Pressed in an edition of 500 copies, the album is bulked up with the addition of a second LP including pre- and post-Lost at Sea demos along with unreleased and live material. "I remember playing the demos on the first side of the bonus LP for Richard Branson," Phillips says. "I remember he drove up in this muscle car — have you ever seen Smokey and the Bandit?" He drove up in that car. Lenore said, 'What are you doing in a redneck muscle car?' And he said, 'It's the American thing to do, isn't it, love?'"
For the reissue, the album's proto-DIY aesthetic is faithfully preserved, with a few additions. "I didn't want to tinker with the original LP and sleeve at all, but when Glenn sent me those extra tracks, there was enough for a great bonus disc so we had to expand it," Cross says.
Tony Poole, who mastered the bonus LP and did the artwork, sourced the original typeface and did the additional layout for the gatefold design. "We also had some more illustrations from Kenneth Smith, whose crazy creatures gave the original release a lot of mystique," Cross says. "I asked Glenn to write some notes about the additional tracks and I had to ask Phil McMullen of the Ptolemaic Terrascope magazine to write an overview, as he is one of a very few U.K. journos who has kept the flame burning for Glenn in the years since Virgin."
To celebrate the album's reissue, most of the original lineup for the Lost at Sea band (all but Martin Hoke, now a former Republican representative from Ohio) reunites on Sat., May 30, at Red Clay Music Foundry in Duluth. The group will play the album in its entirety, along with Phillips' second record, 1977's Swim in the Wind.

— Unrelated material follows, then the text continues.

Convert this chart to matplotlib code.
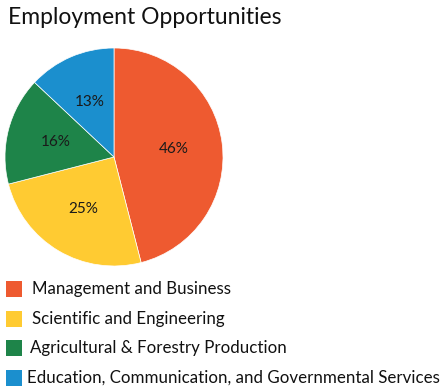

Forty years later, the darkness has lifted. But the songs that Phillips wrote while reconciling his father's suicide still bear weight. "All my music has been a memoir," Phillips says. "You take who you are, try to find some truth in yourself and the music, and learn things about yourself. When you're a kid growing up, you're self-absorbed. You take what's happening around you as a reflection of something about you. It isn't until you get much older that you realize it wasn't about me. Music helped me figure these things out — that's not saying I have it all figured out."